• What the task requires:
Give a verbatim copy of the lines below, minus the pictures.

• Dataset excerpt:
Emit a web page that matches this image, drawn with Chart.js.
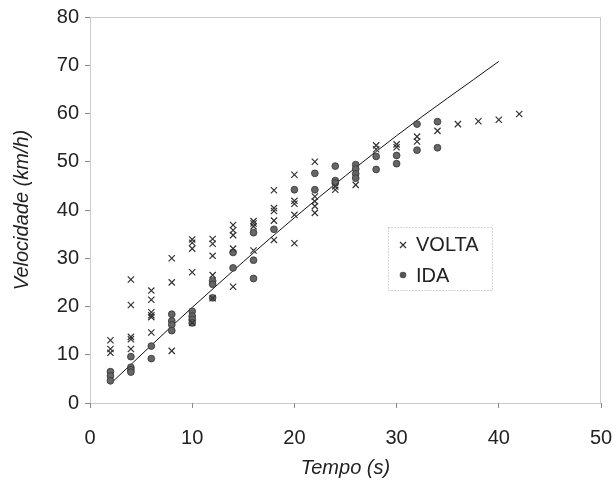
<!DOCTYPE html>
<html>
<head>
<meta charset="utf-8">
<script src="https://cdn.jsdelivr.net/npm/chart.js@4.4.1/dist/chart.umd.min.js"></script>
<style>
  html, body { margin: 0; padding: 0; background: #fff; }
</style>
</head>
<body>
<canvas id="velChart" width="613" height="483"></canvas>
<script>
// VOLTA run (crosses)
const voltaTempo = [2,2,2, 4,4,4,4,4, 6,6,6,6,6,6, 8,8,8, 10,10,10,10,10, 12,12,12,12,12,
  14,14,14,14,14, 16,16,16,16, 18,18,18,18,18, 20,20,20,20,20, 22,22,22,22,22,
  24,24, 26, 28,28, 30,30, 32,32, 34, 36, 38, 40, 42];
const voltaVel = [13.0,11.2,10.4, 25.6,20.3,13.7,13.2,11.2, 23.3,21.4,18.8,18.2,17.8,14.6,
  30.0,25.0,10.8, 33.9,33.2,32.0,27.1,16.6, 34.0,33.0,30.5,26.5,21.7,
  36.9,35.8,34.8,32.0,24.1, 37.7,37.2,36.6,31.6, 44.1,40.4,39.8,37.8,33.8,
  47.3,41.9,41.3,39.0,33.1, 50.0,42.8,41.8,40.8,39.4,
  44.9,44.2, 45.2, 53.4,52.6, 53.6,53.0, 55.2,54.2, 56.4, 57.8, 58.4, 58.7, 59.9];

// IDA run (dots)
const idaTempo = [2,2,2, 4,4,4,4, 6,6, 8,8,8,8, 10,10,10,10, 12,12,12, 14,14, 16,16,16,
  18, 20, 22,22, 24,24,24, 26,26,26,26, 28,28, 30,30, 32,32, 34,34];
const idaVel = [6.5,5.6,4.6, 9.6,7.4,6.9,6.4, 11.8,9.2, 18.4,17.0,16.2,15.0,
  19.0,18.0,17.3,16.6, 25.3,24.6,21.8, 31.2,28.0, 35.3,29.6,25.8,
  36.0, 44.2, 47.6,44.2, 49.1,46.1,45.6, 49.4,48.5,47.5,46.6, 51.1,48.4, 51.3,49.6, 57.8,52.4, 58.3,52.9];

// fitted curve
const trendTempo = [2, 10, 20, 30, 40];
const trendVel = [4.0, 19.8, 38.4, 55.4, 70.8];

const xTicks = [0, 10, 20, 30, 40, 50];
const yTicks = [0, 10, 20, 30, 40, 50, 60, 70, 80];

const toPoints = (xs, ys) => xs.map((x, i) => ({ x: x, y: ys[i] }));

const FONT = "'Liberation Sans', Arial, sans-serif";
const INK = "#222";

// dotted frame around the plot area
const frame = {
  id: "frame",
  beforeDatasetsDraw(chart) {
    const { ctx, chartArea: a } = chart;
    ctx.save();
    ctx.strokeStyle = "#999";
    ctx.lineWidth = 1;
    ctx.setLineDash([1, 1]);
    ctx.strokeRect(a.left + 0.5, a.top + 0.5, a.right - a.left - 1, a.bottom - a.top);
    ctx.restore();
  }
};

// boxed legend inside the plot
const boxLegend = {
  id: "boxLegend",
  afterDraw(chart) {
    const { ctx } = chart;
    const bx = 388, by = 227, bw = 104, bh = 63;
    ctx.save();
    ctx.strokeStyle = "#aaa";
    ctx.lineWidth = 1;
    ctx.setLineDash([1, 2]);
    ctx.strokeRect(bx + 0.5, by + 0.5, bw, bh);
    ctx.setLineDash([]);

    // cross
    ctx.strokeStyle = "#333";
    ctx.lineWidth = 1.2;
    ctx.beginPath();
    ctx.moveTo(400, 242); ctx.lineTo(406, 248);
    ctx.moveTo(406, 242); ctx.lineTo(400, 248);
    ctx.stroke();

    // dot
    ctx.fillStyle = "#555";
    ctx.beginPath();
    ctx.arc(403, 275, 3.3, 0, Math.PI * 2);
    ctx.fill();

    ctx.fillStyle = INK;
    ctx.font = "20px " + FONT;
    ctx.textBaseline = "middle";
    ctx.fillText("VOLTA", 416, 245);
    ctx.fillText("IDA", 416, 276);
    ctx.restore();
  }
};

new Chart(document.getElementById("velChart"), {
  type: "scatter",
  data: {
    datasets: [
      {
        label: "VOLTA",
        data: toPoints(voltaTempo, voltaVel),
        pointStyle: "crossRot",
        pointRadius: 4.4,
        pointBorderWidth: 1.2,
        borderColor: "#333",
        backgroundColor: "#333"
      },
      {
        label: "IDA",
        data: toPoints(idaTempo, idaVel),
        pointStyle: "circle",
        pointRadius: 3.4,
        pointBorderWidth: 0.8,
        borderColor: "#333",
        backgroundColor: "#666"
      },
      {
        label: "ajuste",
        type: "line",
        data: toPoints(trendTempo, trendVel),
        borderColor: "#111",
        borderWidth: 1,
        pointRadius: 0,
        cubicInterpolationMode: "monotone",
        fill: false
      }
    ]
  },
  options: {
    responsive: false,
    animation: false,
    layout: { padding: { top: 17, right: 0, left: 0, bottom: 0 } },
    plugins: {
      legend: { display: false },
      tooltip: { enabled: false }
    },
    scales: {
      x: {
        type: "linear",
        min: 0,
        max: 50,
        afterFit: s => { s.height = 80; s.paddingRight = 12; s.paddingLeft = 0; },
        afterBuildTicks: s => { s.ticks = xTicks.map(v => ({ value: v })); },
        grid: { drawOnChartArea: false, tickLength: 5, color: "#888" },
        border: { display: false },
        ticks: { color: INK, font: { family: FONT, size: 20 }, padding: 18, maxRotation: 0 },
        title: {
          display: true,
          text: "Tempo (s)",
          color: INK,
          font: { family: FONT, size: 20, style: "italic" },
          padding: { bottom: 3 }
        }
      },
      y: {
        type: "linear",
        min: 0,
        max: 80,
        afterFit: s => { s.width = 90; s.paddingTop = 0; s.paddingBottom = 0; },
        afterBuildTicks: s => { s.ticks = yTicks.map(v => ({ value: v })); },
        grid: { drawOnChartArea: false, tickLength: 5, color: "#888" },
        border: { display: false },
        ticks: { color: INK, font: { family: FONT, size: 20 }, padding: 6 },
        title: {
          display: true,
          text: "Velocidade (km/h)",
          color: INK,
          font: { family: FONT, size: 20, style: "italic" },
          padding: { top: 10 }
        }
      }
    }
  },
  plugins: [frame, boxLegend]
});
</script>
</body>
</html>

• Complete response:
Emit a web page that matches this image, drawn with Chart.js.
<!DOCTYPE html>
<html>
<head>
<meta charset="utf-8">
<script src="https://cdn.jsdelivr.net/npm/chart.js@4.4.1/dist/chart.umd.min.js"></script>
<style>
  html, body { margin: 0; padding: 0; background: #fff; }
</style>
</head>
<body>
<canvas id="velChart" width="613" height="483"></canvas>
<script>
// VOLTA run (crosses)
const voltaTempo = [2,2,2, 4,4,4,4,4, 6,6,6,6,6,6, 8,8,8, 10,10,10,10,10, 12,12,12,12,12,
  14,14,14,14,14, 16,16,16,16, 18,18,18,18,18, 20,20,20,20,20, 22,22,22,22,22,
  24,24, 26, 28,28, 30,30, 32,32, 34, 36, 38, 40, 42];
const voltaVel = [13.0,11.2,10.4, 25.6,20.3,13.7,13.2,11.2, 23.3,21.4,18.8,18.2,17.8,14.6,
  30.0,25.0,10.8, 33.9,33.2,32.0,27.1,16.6, 34.0,33.0,30.5,26.5,21.7,
  36.9,35.8,34.8,32.0,24.1, 37.7,37.2,36.6,31.6, 44.1,40.4,39.8,37.8,33.8,
  47.3,41.9,41.3,39.0,33.1, 50.0,42.8,41.8,40.8,39.4,
  44.9,44.2, 45.2, 53.4,52.6, 53.6,53.0, 55.2,54.2, 56.4, 57.8, 58.4, 58.7, 59.9];

// IDA run (dots)
const idaTempo = [2,2,2, 4,4,4,4, 6,6, 8,8,8,8, 10,10,10,10, 12,12,12, 14,14, 16,16,16,
  18, 20, 22,22, 24,24,24, 26,26,26,26, 28,28, 30,30, 32,32, 34,34];
const idaVel = [6.5,5.6,4.6, 9.6,7.4,6.9,6.4, 11.8,9.2, 18.4,17.0,16.2,15.0,
  19.0,18.0,17.3,16.6, 25.3,24.6,21.8, 31.2,28.0, 35.3,29.6,25.8,
  36.0, 44.2, 47.6,44.2, 49.1,46.1,45.6, 49.4,48.5,47.5,46.6, 51.1,48.4, 51.3,49.6, 57.8,52.4, 58.3,52.9];

// fitted curve
const trendTempo = [2, 10, 20, 30, 40];
const trendVel = [4.0, 19.8, 38.4, 55.4, 70.8];

const xTicks = [0, 10, 20, 30, 40, 50];
const yTicks = [0, 10, 20, 30, 40, 50, 60, 70, 80];

const toPoints = (xs, ys) => xs.map((x, i) => ({ x: x, y: ys[i] }));

const FONT = "'Liberation Sans', Arial, sans-serif";
const INK = "#222";

// dotted frame around the plot area
const frame = {
  id: "frame",
  beforeDatasetsDraw(chart) {
    const { ctx, chartArea: a } = chart;
    ctx.save();
    ctx.strokeStyle = "#999";
    ctx.lineWidth = 1;
    ctx.setLineDash([1, 1]);
    ctx.strokeRect(a.left + 0.5, a.top + 0.5, a.right - a.left - 1, a.bottom - a.top);
    ctx.restore();
  }
};

// boxed legend inside the plot
const boxLegend = {
  id: "boxLegend",
  afterDraw(chart) {
    const { ctx } = chart;
    const bx = 388, by = 227, bw = 104, bh = 63;
    ctx.save();
    ctx.strokeStyle = "#aaa";
    ctx.lineWidth = 1;
    ctx.setLineDash([1, 2]);
    ctx.strokeRect(bx + 0.5, by + 0.5, bw, bh);
    ctx.setLineDash([]);

    // cross
    ctx.strokeStyle = "#333";
    ctx.lineWidth = 1.2;
    ctx.beginPath();
    ctx.moveTo(400, 242); ctx.lineTo(406, 248);
    ctx.moveTo(406, 242); ctx.lineTo(400, 248);
    ctx.stroke();

    // dot
    ctx.fillStyle = "#555";
    ctx.beginPath();
    ctx.arc(403, 275, 3.3, 0, Math.PI * 2);
    ctx.fill();

    ctx.fillStyle = INK;
    ctx.font = "20px " + FONT;
    ctx.textBaseline = "middle";
    ctx.fillText("VOLTA", 416, 245);
    ctx.fillText("IDA", 416, 276);
    ctx.restore();
  }
};

new Chart(document.getElementById("velChart"), {
  type: "scatter",
  data: {
    datasets: [
      {
        label: "VOLTA",
        data: toPoints(voltaTempo, voltaVel),
        pointStyle: "crossRot",
        pointRadius: 4.4,
        pointBorderWidth: 1.2,
        borderColor: "#333",
        backgroundColor: "#333"
      },
      {
        label: "IDA",
        data: toPoints(idaTempo, idaVel),
        pointStyle: "circle",
        pointRadius: 3.4,
        pointBorderWidth: 0.8,
        borderColor: "#333",
        backgroundColor: "#666"
      },
      {
        label: "ajuste",
        type: "line",
        data: toPoints(trendTempo, trendVel),
        borderColor: "#111",
        borderWidth: 1,
        pointRadius: 0,
        cubicInterpolationMode: "monotone",
        fill: false
      }
    ]
  },
  options: {
    responsive: false,
    animation: false,
    layout: { padding: { top: 17, right: 0, left: 0, bottom: 0 } },
    plugins: {
      legend: { display: false },
      tooltip: { enabled: false }
    },
    scales: {
      x: {
        type: "linear",
        min: 0,
        max: 50,
        afterFit: s => { s.height = 80; s.paddingRight = 12; s.paddingLeft = 0; },
        afterBuildTicks: s => { s.ticks = xTicks.map(v => ({ value: v })); },
        grid: { drawOnChartArea: false, tickLength: 5, color: "#888" },
        border: { display: false },
        ticks: { color: INK, font: { family: FONT, size: 20 }, padding: 18, maxRotation: 0 },
        title: {
          display: true,
          text: "Tempo (s)",
          color: INK,
          font: { family: FONT, size: 20, style: "italic" },
          padding: { bottom: 3 }
        }
      },
      y: {
        type: "linear",
        min: 0,
        max: 80,
        afterFit: s => { s.width = 90; s.paddingTop = 0; s.paddingBottom = 0; },
        afterBuildTicks: s => { s.ticks = yTicks.map(v => ({ value: v })); },
        grid: { drawOnChartArea: false, tickLength: 5, color: "#888" },
        border: { display: false },
        ticks: { color: INK, font: { family: FONT, size: 20 }, padding: 6 },
        title: {
          display: true,
          text: "Velocidade (km/h)",
          color: INK,
          font: { family: FONT, size: 20, style: "italic" },
          padding: { top: 10 }
        }
      }
    }
  },
  plugins: [frame, boxLegend]
});
</script>
</body>
</html>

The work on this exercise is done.